Employant près de 65 000 salariés à travers le monde en 2015 lors de l’arrivée à sa direction de Tidjane Thiam, ce dernier réorganise la banque passant de deux divisions à cinq et réduisant les effectifs de près de 20 000 personnes.
Alors que le Crédit Suisse était dans une position très inconfortable en 2015 en raison d’une hypertrophie de sa banque d'investissement, d’actifs toxiques et de scandales financiers, Tidjane Thiam redresse le Crédit Suisse malgré des doutes et une chute du cours en bourse à l’hiver 2016.
Aussi, il réduit les effectifs de la branche banque d’affaire, développe de branche gestion de fortune, augmente les fonds propres ainsi que son activité en Asie.
La banque a affiché de bonnes performances en 2018 avec un bénéfice net de 2 milliards de francs suisses et le premier semestre de l’exercice 2019 fut encore meilleur.
Dans le même temps, les parts de marché d’UBS ont été progressivement rognées.
Débauchage d’Iqbal Kahn et filatures de détectives privés
Aussi, pour contrer ce concurrent de plus en plus gênant, UBS profite de tensions entre Tidjane Thiam et Iqbal Kahn, alors responsable de la gestion de fortune de Crédit Suisse.
Alors que ce dernier était pressenti pour succéder à terme à son directeur général, il est débauché par UBS et nommé au poste de co-Président de la gestion de fortunes à UBS en juillet 2019, peu de temps après l'annonce des très bon résultats semestriels de Crédit Suisse.
Face à ce départ brutal chez son concurrent le plus direct, Crédit Suisse craint alors une fuite de talents et de clients.
Pour minimiser ce risque, il est décidé de mettre sous surveillance Iqbal Kahn et certains salariés par l’intermédiaire d’une agence de détective privés.

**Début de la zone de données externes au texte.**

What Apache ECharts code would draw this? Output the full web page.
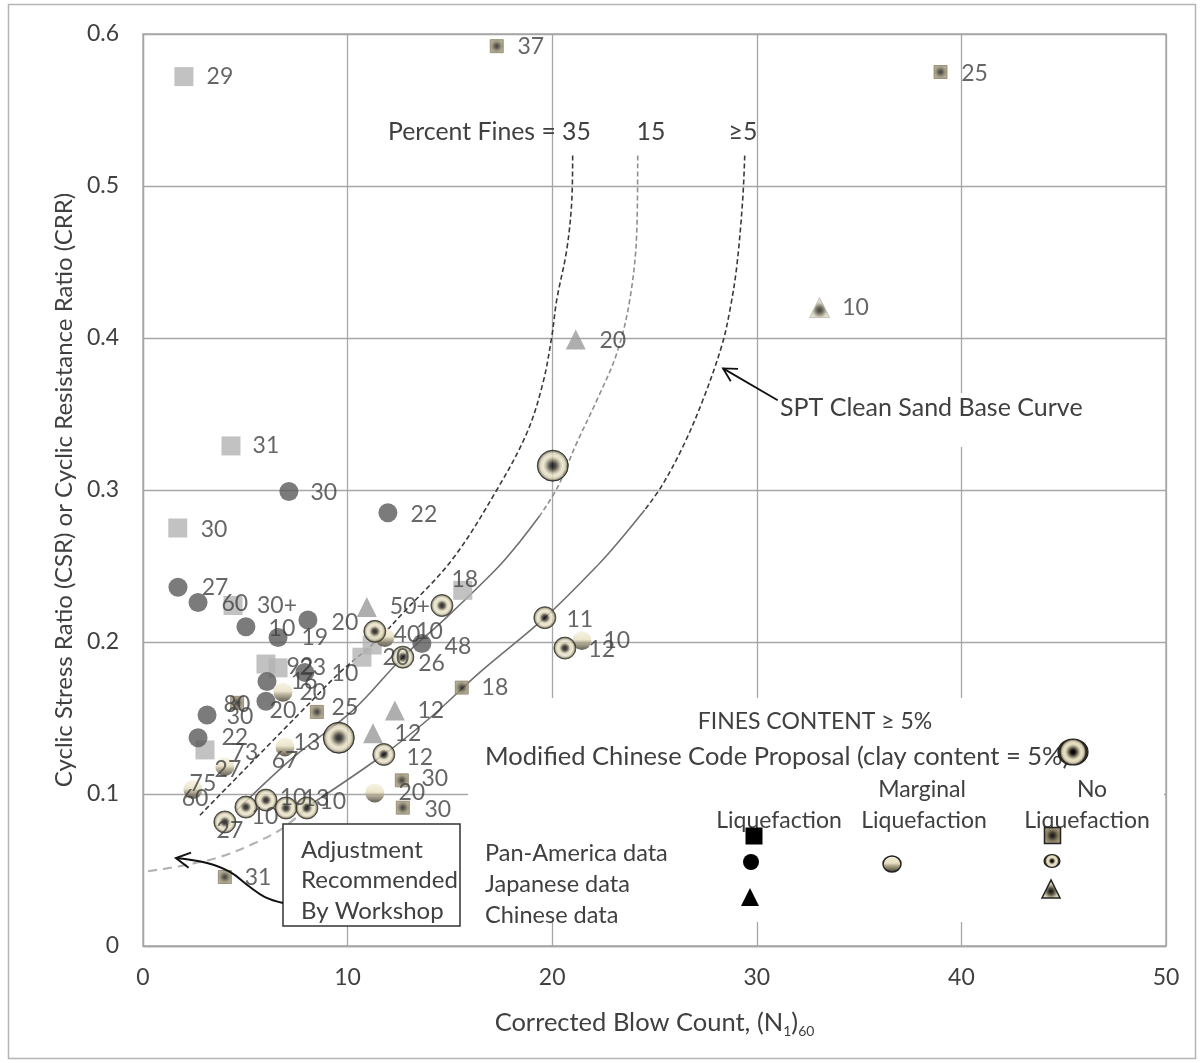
<!DOCTYPE html>
<html>
<head>
<meta charset="utf-8">
<script src="https://cdn.jsdelivr.net/npm/echarts@6/dist/echarts.min.js"></script>
<style>
html,body{margin:0;padding:0;background:#ffffff;}
#chart{width:1201px;height:1063px;}
</style>
</head>
<body>
<div id="chart"></div>
<script>
// ---------- axes ----------
const xTicks = [0, 10, 20, 30, 40, 50];
const yTicks = [0, 0.1, 0.2, 0.3, 0.4, 0.5, 0.6];

// ---------- data points [(N1)60, CSR] ----------
const panAmericaLiq = [[2.0,0.572],[4.3,0.329],[1.7,0.275],[4.4,0.224],[15.63,0.234],[6.01,0.1855],[6.6,0.183],[11.2,0.198],[10.7,0.190],[3.03,0.129]];
const japaneseLiq = [[7.13,0.299],[11.97,0.285],[1.71,0.236],[2.69,0.226],[5.03,0.210],[8.06,0.2145],[6.6,0.203],[13.63,0.199],[6.06,0.174],[6.01,0.161],[7.91,0.180],[3.13,0.152],[2.69,0.137]];
const chineseLiq = [[21.15,0.399],[10.94,0.223],[12.31,0.155],[11.24,0.140]];
const marginalLiq = [[11.82,0.203],[6.84,0.167],[6.94,0.131],[4.0,0.118],[2.44,0.103],[11.33,0.1007],[21.45,0.201]];
const noLiqCircle = [[11.33,0.207],[14.61,0.224],[19.64,0.216],[20.62,0.196],[12.7,0.190],[11.77,0.126],[4.0,0.0816],[5.03,0.0914],[6.01,0.096],[6.99,0.0908],[8.01,0.0908]];
const modChineseCode = [[20.03,0.316],[9.57,0.137]];
const noLiqSquare = [[17.29,0.592],[38.98,0.575],[8.5,0.154],[15.58,0.170],[12.65,0.109],[12.7,0.091],[4.0,0.0454],[4.6,0.160]];
const noLiqTriangle = [[33.07,0.420]];

// ---------- point annotations (fines content, %) [x, y, text] ----------
const pointLabels = [
  [3.76,0.572,'29'],[18.95,0.592,'37'],[40.64,0.574,'25'],[34.83,0.420,'10'],[22.96,0.398,'20'],
  [6.01,0.329,'31'],[8.84,0.298,'30'],[13.73,0.284,'22'],[3.47,0.274,'30'],
  [3.52,0.2355,'27'],[4.49,0.225,'60'],[6.55,0.224,'30+'],[6.79,0.209,'10'],[9.87,0.213,'20'],[8.4,0.203,'19'],
  [13.04,0.223,'50+'],[15.73,0.241,'18'],[12.9,0.205,'40'],[14.0,0.207,'10'],[15.39,0.197,'48'],
  [12.36,0.190,'20'],[14.1,0.186,'26'],[21.35,0.2145,'11'],[22.42,0.195,'12'],[23.16,0.2007,'10'],
  [7.67,0.184,'92'],[8.3,0.183,'23'],[9.87,0.179,'10'],[7.87,0.174,'16'],[8.3,0.167,'20'],
  [4.59,0.159,'80'],[6.84,0.155,'20'],[9.87,0.157,'25'],[17.2,0.170,'18'],[4.74,0.151,'30'],
  [14.07,0.155,'12'],[12.95,0.140,'12'],[4.49,0.137,'22'],[4.98,0.127,'73'],[8.01,0.134,'13'],
  [6.94,0.122,'67'],[4.15,0.116,'27'],[2.93,0.107,'75'],[2.54,0.097,'60'],[13.53,0.124,'12'],
  [14.26,0.110,'30'],[13.14,0.1007,'20'],[14.41,0.0895,'30'],[4.25,0.0757,'27'],[5.96,0.0849,'10'],
  [7.33,0.0974,'10'],[8.45,0.0967,'13'],[9.28,0.0947,'10'],[5.62,0.0447,'31']
];

// ---------- CRR curves ----------
const curveFines35 = [[21.0,0.520],[20.96,0.491],[20.71,0.458],[20.22,0.425],[19.98,0.401],[19.54,0.370],[18.76,0.3375],[17.29,0.300],[15.1,0.254],[12.7,0.219],[11.43,0.201],[9.62,0.180],[8.3,0.162],[2.78,0.086]];
const curveFines15Upper = [[24.18,0.520],[24.13,0.469],[23.79,0.425],[23.16,0.390],[22.18,0.359],[21.2,0.331],[20.27,0.302],[19.39,0.283]];
const curveFines15Lower = [[19.39,0.283],[18.42,0.266],[17.34,0.249],[14.85,0.2164],[12.7,0.190],[10.26,0.155],[7.33,0.124],[4.59,0.0895]];
const curveFines5Upper = [[29.41,0.520],[29.31,0.491],[29.02,0.447],[28.68,0.418],[28.29,0.395],[27.36,0.359],[26.38,0.3283],[25.35,0.3026],[24.52,0.2868]];
const curveFines5Lower = [[24.52,0.2868],[23.4,0.2684],[22.33,0.252],[19.64,0.216],[16.46,0.180],[14.02,0.150],[11.77,0.126],[8.01,0.0914]];
const workshopCurve = [[8.01,0.0908],[6.84,0.0776],[5.47,0.0678],[3.76,0.0586],[1.81,0.0526],[0,0.0487]];

// ---------- annotation arrows (data coords) ----------
const sptArrow = [[31.02,0.359],[28.35,0.380]];
const workshopArrow = [[6.84,0.0283],[5.96,0.0322],[5.23,0.0388],[4.25,0.0487],[3.13,0.0546],[1.61,0.0579]];

const FONT = 'Lato';
const TXT = '#404040';

const chart = echarts.init(document.getElementById('chart'), null, {renderer:'canvas'});

function lineSeries(data, color, width, type) {
  return {type:'line', data:data, showSymbol:false, symbol:'none', smooth:0.35, z:2, silent:true,
    lineStyle:{color:color, width:width, type:type}};
}
const ringColor = {type:'radial', x:0.5, y:0.5, r:0.5, colorStops:[
  {offset:0,color:'#000'},{offset:0.18,color:'#1a1a1a'},{offset:0.32,color:'#777059'},
  {offset:0.45,color:'#d8d1b4'},{offset:0.65,color:'#ebe5cc'},{offset:0.8,color:'#b9b194'},
  {offset:0.9,color:'#444034'},{offset:1,color:'#3a372c'}]};
const bigColor = {type:'radial', x:0.5, y:0.5, r:0.5, colorStops:[
  {offset:0,color:'#000'},{offset:0.15,color:'#111'},{offset:0.3,color:'#5d5848'},
  {offset:0.45,color:'#b6ae92'},{offset:0.6,color:'#e9e3c9'},{offset:0.78,color:'#d5ceb2'},
  {offset:0.88,color:'#8b846c'},{offset:0.94,color:'#2c2a22'},{offset:1,color:'#2c2a22'}]};
const creamColor = {type:'linear', x:0, y:0, x2:0, y2:1, colorStops:[
  {offset:0,color:'#f6f1df'},{offset:0.45,color:'#e7dec0'},{offset:0.62,color:'#a89f83'},{offset:1,color:'#3b372b'}]};
const sqColor = {type:'radial', x:0.5, y:0.5, r:0.5, colorStops:[
  {offset:0,color:'#111'},{offset:0.3,color:'#3d3a2e'},{offset:0.65,color:'#857c60'},{offset:1,color:'#a49b7f'}]};
const triColor = {type:'radial', x:0.5, y:0.62, r:0.5, colorStops:[
  {offset:0,color:'#111'},{offset:0.3,color:'#4d493b'},{offset:0.7,color:'#cfc8ac'},{offset:1,color:'#e6e0c6'}]};

function scatter(data, symbol, size, itemStyle, z) {
  return {type:'scatter', data:data, symbol:symbol, symbolSize:size, itemStyle:itemStyle, z:z||3, silent:true};
}

const option = {
  animation:false,
  backgroundColor:'#ffffff',
  textStyle:{fontFamily:FONT},
  grid:{left:143, right:35, top:34, bottom:117, show:true, borderColor:'#a6a6a6', borderWidth:1.3},
  xAxis:{type:'value', min:xTicks[0], max:xTicks[xTicks.length-1], interval:10,
    axisLine:{show:true, onZero:false, lineStyle:{color:'#a6a6a6', width:1.3}},
    axisTick:{show:false},
    splitLine:{show:true, lineStyle:{color:'#a6a6a6', width:1.3}},
    axisLabel:{color:TXT, fontSize:23, fontFamily:FONT, margin:20},
    name:'Corrected Blow Count, (N{s|1}){s|60}', nameLocation:'middle', nameGap:62,
    nameTextStyle:{color:TXT, fontSize:25.5, fontFamily:FONT, lineHeight:30,
      rich:{s:{fontSize:14, fontFamily:FONT, color:TXT, verticalAlign:'bottom', lineHeight:22}}}},
  yAxis:{type:'value', min:yTicks[0], max:yTicks[yTicks.length-1], interval:0.1,
    axisLine:{show:true, lineStyle:{color:'#a6a6a6', width:1.3}},
    axisTick:{show:false},
    splitLine:{show:true, lineStyle:{color:'#a6a6a6', width:1.3}},
    axisLabel:{color:TXT, fontSize:23, fontFamily:FONT, margin:24, formatter:v => v === 0 ? '0' : v.toFixed(1)},
    name:'Cyclic Stress Ratio (CSR) or Cyclic Resistance Ratio (CRR)', nameLocation:'middle', nameGap:64,
    nameTextStyle:{color:TXT, fontSize:24, fontFamily:FONT}},
  series:[
    lineSeries(curveFines35, '#3a3a3a', 1.6, [5,3]),
    lineSeries(curveFines15Upper, '#8f8f8f', 1.6, [5,3]),
    lineSeries(curveFines15Lower, '#707070', 1.6, 'solid'),
    lineSeries(curveFines5Upper, '#3a3a3a', 1.6, [5,3]),
    lineSeries(curveFines5Lower, '#707070', 1.6, 'solid'),
    lineSeries(workshopCurve, '#b3b3b3', 2.2, [9,6]),
    scatter(panAmericaLiq, 'rect', 19, {color:'#b3b3b3'}),
    scatter(japaneseLiq, 'circle', 19, {color:'#5a5a5a'}),
    scatter(chineseLiq, 'triangle', 20, {color:'#9a9a9a'}),
    scatter(marginalLiq, 'circle', 19, {color:creamColor}),
    scatter(noLiqCircle, 'circle', 22, {color:ringColor, borderColor:'#3a372c', borderWidth:1}),
    scatter(modChineseCode, 'circle', 31, {color:bigColor, borderColor:'#222', borderWidth:1}),
    scatter(noLiqSquare, 'rect', 13, {color:sqColor, borderColor:'#8a8166', borderWidth:1}),
    scatter(noLiqTriangle, 'triangle', 20, {color:triColor, borderColor:'#b5b5b5', borderWidth:1}),
    {type:'scatter', data:pointLabels, symbolSize:1, itemStyle:{color:'rgba(0,0,0,0)'}, z:5, silent:true,
      label:{show:true, position:'inside', formatter:p => p.data[2], color:TXT, fontSize:23, fontFamily:FONT}}
  ]
};
chart.setOption(option);

// ---------- annotations / legend (graphic) ----------
const px = d => chart.convertToPixel({xAxisIndex:0, yAxisIndex:0}, d);
function arrowHead(tip, from, len) {
  const a = Math.atan2(from[1]-tip[1], from[0]-tip[0]);
  const s = 0.5;
  return [[tip[0]+len*Math.cos(a+s), tip[1]+len*Math.sin(a+s)], tip, [tip[0]+len*Math.cos(a-s), tip[1]+len*Math.sin(a-s)]];
}
function txt(x, y, text, align, size, z) {
  return {type:'text', x:x, y:y, z:z||6, silent:true,
    style:{text:text, fill:TXT, font:(size||24)+'px '+FONT, textAlign:align||'left', textVerticalAlign:'middle'}};
}
const sptPts = sptArrow.map(px);
const wsPts = workshopArrow.map(px);
const gfx = [
  // outer frame
  {type:'rect', z:0, silent:true, shape:{x:8.5, y:4.5, width:1187, height:1054}, style:{fill:null, stroke:'#b5b5b5', lineWidth:1.5}},
  // white backdrop for legend / SPT label
  {type:'rect', z:1, silent:true, shape:{x:468, y:698, width:696, height:224}, style:{fill:'#fff'}},
  {type:'rect', z:1, silent:true, shape:{x:772, y:393, width:318, height:54}, style:{fill:'#fff'}},
  // curve labels
  txt(388, 132, 'Percent Fines = 35', 'left', 24.8),
  txt(651, 132, '15', 'center', 24.8),
  txt(743, 132, '≥5', 'center', 24.8),
  txt(780, 408, 'SPT Clean Sand Base Curve', 'left', 25),
  // SPT arrow
  {type:'polyline', z:6, silent:true, shape:{points:sptPts}, style:{stroke:'#111', lineWidth:1.8, fill:null}},
  {type:'polyline', z:6, silent:true, shape:{points:arrowHead(sptPts[1], sptPts[0], 15)}, style:{stroke:'#111', lineWidth:1.8, fill:null}},
  // workshop box
  {type:'rect', z:5, silent:true, shape:{x:283, y:824, width:177, height:102}, style:{fill:'#fff', stroke:'#333', lineWidth:1.5}},
  txt(301, 850, 'Adjustment', 'left', 24),
  txt(301, 880, 'Recommended', 'left', 24),
  txt(301, 911, 'By Workshop', 'left', 24),
  {type:'polyline', z:6, silent:true, shape:{points:wsPts, smooth:0.4}, style:{stroke:'#111', lineWidth:2, fill:null}},
  {type:'polyline', z:6, silent:true, shape:{points:arrowHead(wsPts[wsPts.length-1], wsPts[wsPts.length-2], 16)}, style:{stroke:'#111', lineWidth:2, fill:null}},
  // legend text
  txt(815, 722, 'FINES CONTENT ≥ 5%', 'center', 23),
  txt(485, 757, 'Modified Chinese Code Proposal (clay content = 5%)', 'left', 25.5),
  txt(922, 790, 'Marginal', 'center', 23),
  txt(1092, 790, 'No', 'center', 23),
  txt(779, 821, 'Liquefaction', 'center', 23),
  txt(924, 821, 'Liquefaction', 'center', 23),
  txt(1087, 821, 'Liquefaction', 'center', 23),
  txt(485, 853, 'Pan-America data', 'left', 23.5),
  txt(485, 884, 'Japanese data', 'left', 23.5),
  txt(485, 915, 'Chinese data', 'left', 23.5),
  // legend symbols
  {type:'ellipse', z:7, silent:true, shape:{cx:1073, cy:752, rx:15, ry:13}, style:{fill:bigColor, stroke:'#222', lineWidth:1.2}},
  {type:'rect', z:7, silent:true, shape:{x:745.5, y:827.5, width:17, height:17}, style:{fill:'#000'}},
  {type:'circle', z:7, silent:true, shape:{cx:751, cy:862, r:8}, style:{fill:'#000'}},
  {type:'polygon', z:7, silent:true, shape:{points:[[741,906],[759,906],[750,888]]}, style:{fill:'#000'}},
  {type:'ellipse', z:7, silent:true, shape:{cx:892, cy:864, rx:9, ry:8}, style:{fill:creamColor, stroke:'#222', lineWidth:1.5}},
  {type:'rect', z:7, silent:true, shape:{x:1044.5, y:827.5, width:16, height:16}, style:{fill:sqColor, stroke:'#222', lineWidth:1.5}},
  {type:'ellipse', z:7, silent:true, shape:{cx:1052, cy:861, rx:8, ry:6.5}, style:{fill:ringColor, stroke:'#222', lineWidth:1.2}},
  {type:'polygon', z:7, silent:true, shape:{points:[[1042,898],[1060,898],[1051,880]]}, style:{fill:triColor, stroke:'#222', lineWidth:1.5}}
];
chart.setOption({graphic:gfx});
</script>
</body>
</html>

Malheureusement pour Crédit Suisse, Iqbal Kahn découvre qu’il est sous surveillance et dépose plainte auprès de la police. UBS va alors largement exploiter cette affaire de filatures pour mener des actions d’influence sur l’opinion publique à l’encontre de sa rivale.
Le Crédit Suisse tente de répondre tant bien que mal et Tidjane Thiam reconnaît que ce type de pratiques est courant dans le secteur de la finance.
Démission de Tidjane Thiam à la suite de cette affaire de surveillance
Bien que Crédit Suisse ait tenté de contrer cette campagne de communication, les flux ininterrompus de révélations par les médias suisses sont finalement venus à bout de Tidjane Thiam.
Et c'est la « bande des quatre » dans son intégralité qui quitte Crédit Suisse :
- Tidjane Thiam, Directeur général
- Pierre-Olivier Bouée, Responsable des opérations et considéré comme le responsable des filatures, a démissionné à l’automne
- Peter Goerke, Responsable des ressources humaines
- Adam Gishen, Responsable de la communication, du marketing et des relations avec les investisseurs
Certains actionnaires de référence de Crédit Suisse comme Harris Associates portaient Tidjane Thiam en haute estime et ont demandé le départ du président du Conseil d’administration Urs Rohner.
Cet évènement majeur dans le monde de la finance suisse et plus largement au niveau mondial, nous rappelle les réalités de la guerre économique que se livrent les entreprises entre elles.
Recours à des détective privés pour surveiller des concurrents
Si le recours à des détectives privés est chose courante dans la collecte d’informations stratégiques, rappelons que les enquêteurs doivent faire preuve d’un professionnalisme à toute épreuve et n' accepter que les missions légales, au risque de se mettre en porte-à-faux vis à vis de la loi.
Par ailleurs, relevons qu'en plus d'être légitime et légale, chaque mission de détective doit préserver la vie privée des personnes visées par l’enquête (art 9 du code civil).
Dans le cas présent, si le risque de débauchage massif du top management de sa division gestion de fortune était réel et aurait constitué une concurrence déloyale conformément à la jurisprudence en la matière (art 1240 et suivants du code civil), nous pouvons légitimement nous interroger sur la nature exacte de la mission.
Enfin, relevons que le recours à des acteurs de référence est primordial, gage de sérieux et d’efficacité.